In the next scene Letitia is all smiles as the jury awards her $197,000, against the Strassburgers, the listing broker, and others. Only the listing broker appealed, to the First District Court, and thus was born the landmark 1984 decision, Easton v Strassburger. Said the learned judges, concentrating on the real estate broker since it was he who appealed, the broker is liable to disclose facts materially affecting the value or desirability of the property - not only facts known to the broker, but also such facts as the broker would have uncovered through a reasonably competent and diligent inspection. Whoa. "New precedent."
There was a hue and cry in the California real estate industry: "Chicken Little was right! We'll be sued every time a shower door comes off its hinges." But all was not lost, as in 1987 the California Legislature came to the aid of sellers and their brokers. Henceforth sellers (and licensees) would be required to complete a Transfer Disclosure Statement and to deliver it to the prospective buyer. See, Seller Disclosures.
Lost in the sweep of that decision was the issue of just how far sellers and licensee have to go in divulging geologic conditions. The Strassburger home was partially on fill. What if it hadn't been? What about sellers in the Nineties who are required by law to disclose geologic hazards?
Help! Who can afford soils engineers?
Enter the Morlocks.
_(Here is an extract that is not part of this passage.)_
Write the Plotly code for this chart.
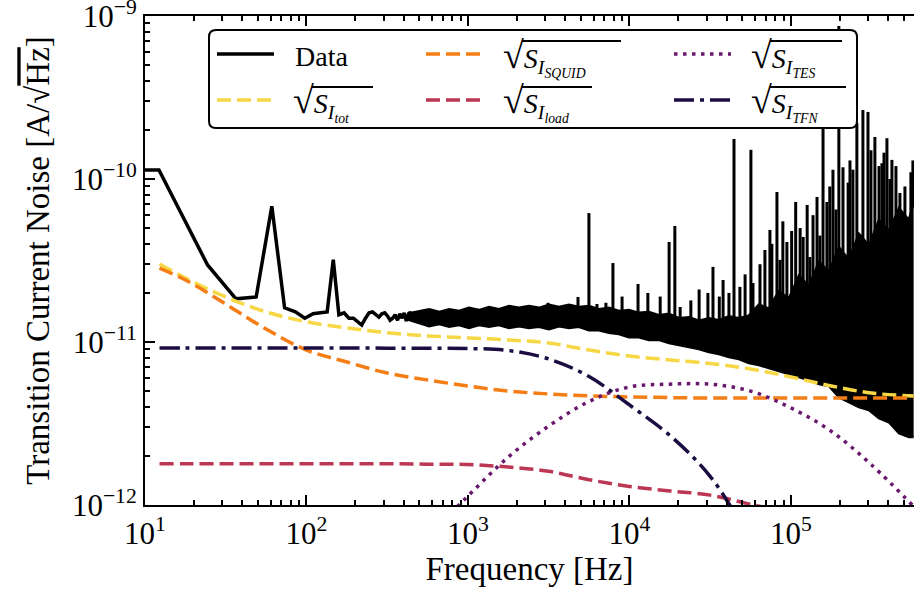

These folk know about all manner of stuff below the ground - and about earth movement. They could have warned Letitia. But they didn't. Why should they?
However, techno-savvy younger Morlocks saw an opportunity to go mainline.
What if they were to establish a disclosure service for buyers and sellers. They could warn about earth movement, land fill, leaky underground oil tanks, and dinosaur fossils. Well, scrap the last item: that's only of interest to the very young. They could probably get $50 to $100 apiece for such reports.
The challenge was that the Morlocks were as repulsive looking as when H.G. Wells first wrote about them at the turn of the century. How would the consumer of the Nineties react if a creature rang the doorbell and announced that there was landfill down below?
In the years following the Easton decision the Morlocks, somehow, connected with several hi-tech companies who nominally became the providers of these reports. How the business has grown!
* Earthquake Fault Zones
* Areas of Liquefaction Potential
* Areas of Potential for Compressible soils and differential settlement
* Areas of Landslide Deposits
* Areas of High Potential for Earthquake-Induced Landslides
* Areas of High Potential for Salt Water Flooding
* Areas of Dam Inundation
* Areas of Flood hazards
* Areas near leaking underground storage tanks
Amazing. Give 'em an address, and they'll come back with a report on your neighborhood.
The reports, Natural Hazard Disclosure Statements are now regulated by the Legislature. See, Seller Disclosures.